Katharina nennt die Mitglieder ihres Netzwerks auf loyalsea.com „Partners“. Sie verwendet diesen Begriff weder juristisch noch pädagogisch: Sie ist die Projekt-Chefin. Aber sie erkennt freie Talente als solche an und arbeitet auf professioneller Augenhöhe mit ihnen zusammen. Ein Satz von ihr, den sich jedes Unternehmen zum Poster aufziehen lassen sollte: „Man muss sich klar machen, dass man mit Menschen und nicht mit Funktionen zusammenarbeitet.” Ein anderer Gedanke von ihr ist herrlich konkret für remote leadership: „Bedanken und Entschuldigen oder auf dem Laufenden halten, das ist der Schlüssel in der Arbeit mit anderen Freelancern.“
2. Nomadentum bedeutet Organisation.
Auf Instagram sehen Katharinas Drehs und ihre „Surf Offices“ mit anderen Freien nach Urlaub mit ein bisschen Laptop aus. Auf Twitter zeigt sie aber auch wie viel Drehgenehmigungen, Austausch, Verpflegung, Daunenjacken, Transporte und Kraft dahinter stecken. Meine These: Katharina kann schneller ein Treffen mit zehn Freien von drei Kontinenten organisieren als manche ein Team-Barbecue. Nomaden wie Katharina sind vielleicht besser darin ad hoc die richtigen Leute an einem geografisch sinnvollen Punkt zusammenzubringen als stark verortete Menschen. Was sie dabei im Gespräch betont hat war, wie wichtig der menschliche Austausch vor Ort ist, nicht nur mit dem Kunden. Nach dem Gespräch mit ihr habe ich „Digital-Nomade“ ersatzlos aus meinem Wortschatz gestrichen.
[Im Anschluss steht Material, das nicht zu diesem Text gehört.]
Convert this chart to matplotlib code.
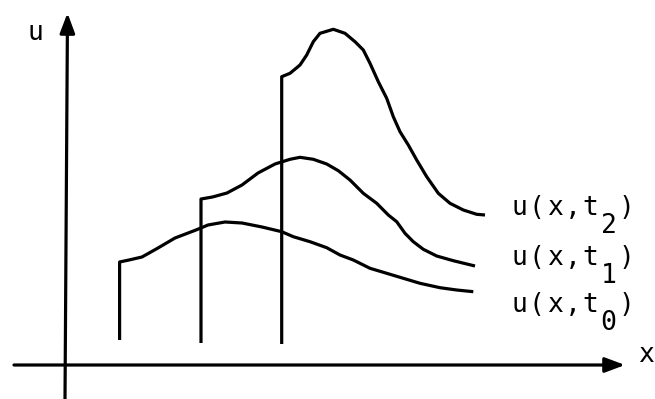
# Sketch of a wave steepening into a shock: u(x,t) at three times
import matplotlib
matplotlib.use("Agg")
import matplotlib.pyplot as plt

# profile at t0 (x, u)
t0_x = [54.6, 64, 77, 93, 110, 131, 143, 160, 177, 197, 216.7, 228.3, 245, 261.7, 275, 288.3,
        305, 321.7, 338.3, 355, 375, 391.7, 408.3]
t0_u = [103, 105, 108, 117, 127, 135, 140, 143, 142, 138, 133.3, 128.3, 123.3, 117.3, 110, 105,
        96.7, 91.7, 86.7, 81.7, 77.3, 75, 73.3]
# profile at t1
t1_x = [136, 147.5, 162, 177, 193, 210, 225, 235, 248.3, 261.7, 273.3, 285, 298.3, 311.7, 323.3,
        331.7, 340, 348.3, 358.3, 371.7, 388.3, 410]
t1_u = [166, 168, 172, 180, 192, 201, 205.7, 207.7, 205.7, 201, 194.3, 185, 171.7, 161.7, 150,
        143.3, 131.7, 123.3, 115.7, 109, 104.3, 99]
# profile at t2
t2_x = [216.7, 225, 235, 241.7, 248.3, 255, 268.3, 280, 290, 298.3, 305, 313.3, 321.7, 328.3,
        335, 343.3, 351.7, 361.7, 373.3, 385, 398.3, 411.7, 420]
t2_u = [288.3, 291.7, 300, 310, 323.3, 331.7, 335.7, 331.7, 323.3, 315, 301.7, 283.3, 266.7, 248.3,
        233.3, 220, 205, 188.3, 171.7, 161.7, 155, 150.7, 150]
# bottom end of the vertical front of each profile
front_bottom = [25, 22, 21]

labels = ["u(x,t0)", "u(x,t1)", "u(x,t2)"]
label_u = [53, 100, 150]

fig = plt.figure(figsize=(6.55, 3.99), dpi=100)
ax = fig.add_axes([0, 0, 1, 1])
ax.set_xlim(-65, 590)
ax.set_ylim(-34, 365)
ax.axis("off")

lw = 2.3
for xs, us, ub in [(t0_x, t0_u, front_bottom[0]), (t1_x, t1_u, front_bottom[1]), (t2_x, t2_u, front_bottom[2])]:
    ax.plot([xs[0]] + xs, [ub] + us, color="black", lw=lw,
            solid_joinstyle="round", solid_capstyle="butt")

# axes with arrows
arrow = dict(arrowstyle="-|>,head_length=0.4,head_width=0.15", lw=2.3,
             color="black", mutation_scale=30, shrinkA=0, shrinkB=0)
ax.annotate("", xy=(560, 0), xytext=(-51, 0), arrowprops=arrow)
ax.annotate("", xy=(2.5, 352), xytext=(0, -34), arrowprops=arrow)

mono = "DejaVu Sans Mono"
ax.text(-30, 332, "u", fontsize=19, family=mono, ha="center", va="center")
ax.text(581, 10, "x", fontsize=19, family=mono, ha="center", va="center")

# labels typed char by char with a wide typewriter pitch, last digit lowered
pitch = 12.9
for text, u in zip(labels, label_u):
    for i, ch in enumerate(text):
        dy = -13 if i == 5 else 0
        ax.annotate(ch, xy=(445, u), xytext=(i * pitch + pitch / 2, dy),
                    textcoords="offset points", fontsize=19, family=mono,
                    ha="center", va="baseline")

fig.savefig("out.png", dpi=100)
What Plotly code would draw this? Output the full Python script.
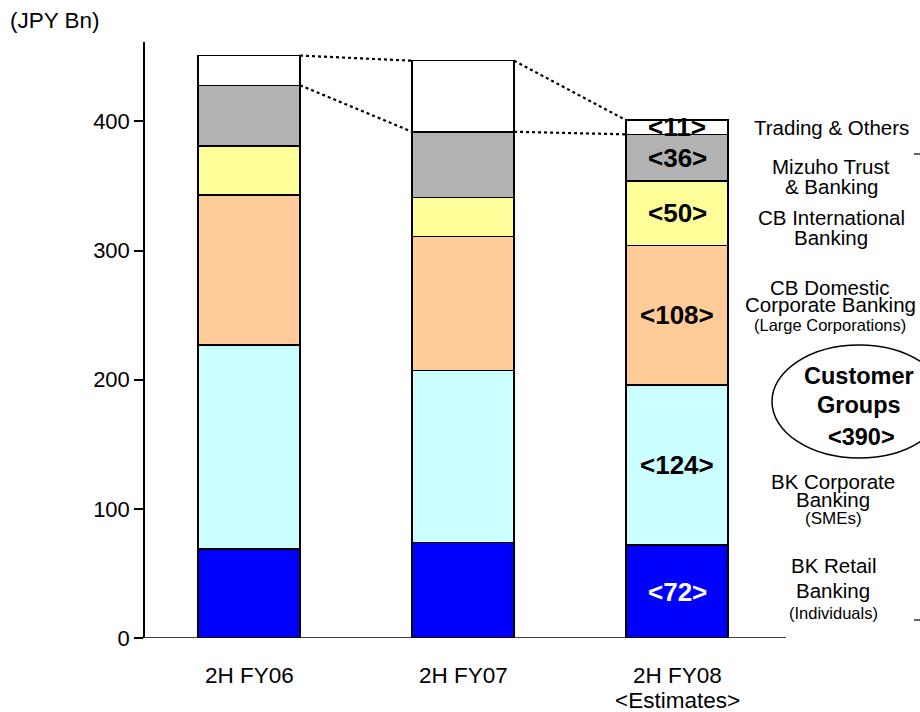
import plotly.graph_objects as go

# data (JPY Bn)
periods = ["2H FY06", "2H FY07", "2H FY08<br>&lt;Estimates&gt;"]
retail = [69, 74, 72]
smes = [158, 133, 124]
large_corp = [116, 104, 108]
intl = [38, 30, 50]
trust = [47, 51, 36]
others = [23, 55, 11]

segments = [
    ("BK Retail Banking", retail, "#0000FF"),
    ("BK Corporate Banking", smes, "#CCFFFF"),
    ("CB Domestic Corporate Banking", large_corp, "#FFCC99"),
    ("CB International Banking", intl, "#FFFF99"),
    ("Mizuho Trust & Banking", trust, "#B2B2B2"),
    ("Trading & Others", others, "#FFFFFF"),
]

FONT = "Arial, Liberation Sans, sans-serif"
BAR_W = 0.477
x = list(range(len(periods)))

fig = go.Figure()
for name, vals, col in segments:
    fig.add_trace(go.Bar(
        x=x, y=vals, name=name, width=BAR_W,
        marker=dict(color=col, line=dict(color="black", width=1.5)),
        hoverinfo="y+name",
    ))

# dotted connectors between tops of "Trading & Others" and "Mizuho Trust"
totals = [sum(s[1][i] for s in segments) for i in x]
gray_tops = [totals[i] - others[i] for i in x]
for tops in (totals, gray_tops):
    for i in range(len(x) - 1):
        fig.add_trace(go.Scatter(
            x=[x[i] + BAR_W / 2, x[i + 1] - BAR_W / 2],
            y=[tops[i], tops[i + 1]],
            mode="lines", line=dict(color="black", width=2.2, dash="dot"),
            hoverinfo="skip", showlegend=False,
        ))

# value labels inside the estimate bar
last = len(periods) - 1
base = 0
for name, vals, col in segments:
    v = vals[last]
    fig.add_annotation(
        x=x[last], y=base + v / 2, text=f"<b>&lt;{v}&gt;</b>", showarrow=False,
        font=dict(family=FONT, size=26, color="white" if col == "#0000FF" else "black"),
    )
    base += v

# pixel -> paper helpers (plot area: x 145..786, y 42..638)
L, R, T, B = 145, 786, 42, 638
def px(xp):
    return (xp - L) / (R - L)
def py(yp):
    return (B - yp) / (B - T)

# category labels under the bars (tight line spacing like the original)
for i, lab in enumerate(periods):
    for k, line in enumerate(lab.split("<br>")):
        fig.add_annotation(
            x=x[i], xref="x", yref="paper", y=py(675 + 25 * k), text=line,
            showarrow=False, xanchor="center", yanchor="middle",
            font=dict(family=FONT, size=22.5, color="black"),
        )

side_lines = [
    ("Trading & Others", 831, 127, 20.5),
    ("Mizuho Trust", 831, 166, 20.5),
    ("& Banking", 831, 186, 20.5),
    ("CB International", 831, 217, 20.5),
    ("Banking", 831, 238, 20.5),
    ("CB Domestic", 830, 287, 20.5),
    ("Corporate Banking", 830, 304, 20.5),
    ("(Large Corporations)", 830, 325, 16.5),
    ("BK Corporate", 833, 481, 20.5),
    ("Banking", 833, 499, 20.5),
    ("(SMEs)", 833, 518, 17),
    ("BK Retail", 833, 565, 20.5),
    ("Banking", 833, 590, 20.5),
    ("(Individuals)", 833, 613, 16.5),
    ("<b>Customer</b>", 859, 376, 23.5),
    ("<b>Groups</b>", 859, 405, 23.5),
    ("<b>&lt;390&gt;</b>", 861, 437, 23.5),
]
for txt, cx, cy, sz in side_lines:
    fig.add_annotation(
        xref="paper", yref="paper", x=px(cx), y=py(cy), text=txt,
        showarrow=False, xanchor="center", yanchor="middle",
        font=dict(family=FONT, size=sz, color="black"),
    )

fig.add_annotation(
    xref="paper", yref="paper", x=px(8), y=py(20), text="(JPY Bn)",
    showarrow=False, xanchor="left", yanchor="middle",
    font=dict(family=FONT, size=22.5, color="black"),
)

shapes = [
    dict(type="circle", xref="paper", yref="paper",
         x0=px(772), x1=px(946), y0=py(458), y1=py(345),
         line=dict(color="black", width=1.5)),
    dict(type="line", xref="paper", yref="y", x0=px(137), x1=1, y0=0, y1=0,
         line=dict(color="black", width=1.5)),
    dict(type="line", xref="paper", yref="paper", x0=px(914), x1=px(921),
         y0=py(154), y1=py(154), line=dict(color="black", width=1.2)),
    dict(type="line", xref="paper", yref="paper", x0=px(914), x1=px(921),
         y0=py(620), y1=py(620), line=dict(color="black", width=1.2)),
]

fig.update_layout(
    width=920, height=712,
    margin=dict(l=L, r=920 - R, t=T, b=712 - B),
    barmode="stack", showlegend=False,
    plot_bgcolor="white", paper_bgcolor="white",
    font=dict(family=FONT, size=21, color="black"),
    shapes=shapes,
    xaxis=dict(
        range=[-0.486, 2.509], tickvals=x, showticklabels=False,
        showgrid=False, zeroline=False, showline=False, automargin=False,
    ),
    yaxis=dict(
        range=[0, 461.5], tickvals=[0, 100, 200, 300, 400],
        showgrid=False, zeroline=False, automargin=False,
        showline=True, linecolor="black", linewidth=1.5,
        ticks="outside", ticklen=9, tickwidth=1.5, tickcolor="black",
        tickfont=dict(family=FONT, size=22, color="black"),
    ),
)

# drop the default page margin so the 920x712 figure fills the window exactly
fig.write_html("out.html", config={"displayModeBar": False},
               post_script="document.body.style.margin='0';document.body.style.overflow='hidden';")
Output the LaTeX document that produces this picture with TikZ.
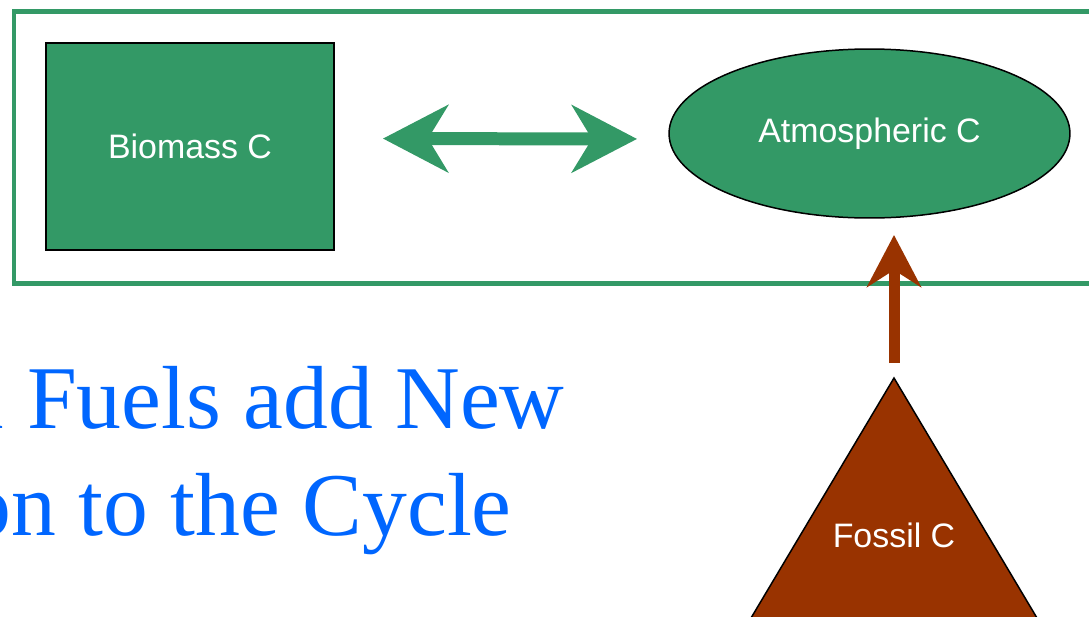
\documentclass[tikz,border=0pt]{standalone}
\usepackage{fontspec}
\setmainfont{Liberation Serif}
\setsansfont{Liberation Sans}
\usepackage{tikz}
\usetikzlibrary{positioning,shapes.geometric,arrows.meta}

\definecolor{leaf}{HTML}{339966}
\definecolor{rust}{HTML}{993300}
\definecolor{heading}{HTML}{0066FF}

\tikzset{
  pool/.style={draw=black,fill=leaf,text=white,inner sep=0pt,outer sep=0pt,
    font=\sffamily\fontsize{19.3}{23}\selectfont},
  heading/.style={text=heading,inner sep=0pt,anchor=base east,
    font=\rmfamily\fontsize{51}{61}\selectfont}
}

\begin{document}
\begin{tikzpicture}[x=0.02cm,y=-0.02cm]
\useasboundingbox (0,0) rectangle (1089,616);
\clip (0,0) rectangle (1089,616);

\draw[leaf,line width=0.1cm] (14,11) rectangle (1110,283);

\node[pool,rectangle,line width=0.04cm,minimum width=5.76cm,minimum height=4.14cm] (bio) at (190,146.5) {Biomass C};
\node[pool,ellipse,line width=0.03cm,minimum width=8.02cm,minimum height=3.38cm] (atm) at (869.5,133.5) {Atmospheric C};

\draw[fill=rust,line width=0.03cm] (894,378) coordinate (apex) -- (751,618) -- (1037,618) -- cycle;
\node[text=white,font=\sffamily\fontsize{19.3}{23}\selectfont] (fossil) at (894,535) {Fossil C};

\node[heading] (line1) at (565,428) {Fossil Fuels add New};
\node[heading] (line2) at (512,535) {Carbon to the Cycle};

\draw [leaf,line width=0.26cm,{Stealth[length=1.3cm,width=1.34cm,inset=0.4cm]}-{Stealth[length=1.3cm,width=1.34cm,inset=0.4cm]},shorten <=0.98cm,shorten >=0.64cm] ([yshift=0.16cm]bio.east) -- ([yshift=-0.11cm]atm.west);
\draw [rust,line width=0.22cm,-{Stealth[length=1.04cm,width=1.08cm,inset=0.34cm]},shorten <=0.3cm,shorten >=0.34cm] (apex) -- (apex |- atm.south);

\end{tikzpicture}
\end{document}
3. Ein Business um Menschen herum zu bauen lohnt.
Meine drittes Take-Away aus dem Gespräch mit Katharina geht eine Ebene tiefer: Sie verbindet eine Medienproduktion mit Innovationsberatung für Unternehmen, und sitzt auf Panels zum Thema Diversity, Empowerment und Digital Enabling. Mein Eindruck war: Alle Stränge befruchten sich gegenseitig. Es ist ein funktionierendes Netz, gebaut rund um Menschen und das Thema Mensch. Dafür gibt es keine Jobbeschreibung auf dem Arbeitsmarkt. Dabei ist es auch aus Sicht des Marktes sinnvoll, denke ich. Auftraggeber und Konsumenten suchen zunehmend Menschen bzw. Marken mit starker Identität und Haltung. Als ich Katharina nach der Bedeutung von Social Media für ihr Geschäft fragte, antwortete sie: „Die buchen heutzutage nicht mehr nur deine Leistung sondern eben auch dich als Person.” Bleibt die Frage: Inwiefern kann das jeder, seine Einkommensquelle einfach um sich und andere Freigeister herum zu bauen? Wie kommt man dazu sich aus zig Interessen etwas zu bauen, dass es noch nicht gibt? Bereits ganz früh in der Studio-Aufnahme spricht Katharina über ihren konsequent freien Werdegang nach dem Studium – ohne große Erfahrung. Ihre Erklärung dafür: „Es kommt ja immer auch darauf zurück, was man als Kind oder Jugendlicher gelernt hat.“ Herr und Frau Kiéck haben ihrer Tochter gesagt: „Wenn’s das nicht gibt, was Du haben möchtest, dann bau’s Dir halt.“
Ich glaube, „Dann bau’s Dir halt“ könnte einer der Leuchtturmsätze dieser Podcastreihe werden. Meine Frage: Was hat Euch veranlasst Euch selbständig zu machen? Und was haben Eure Eltern Euch beigebracht?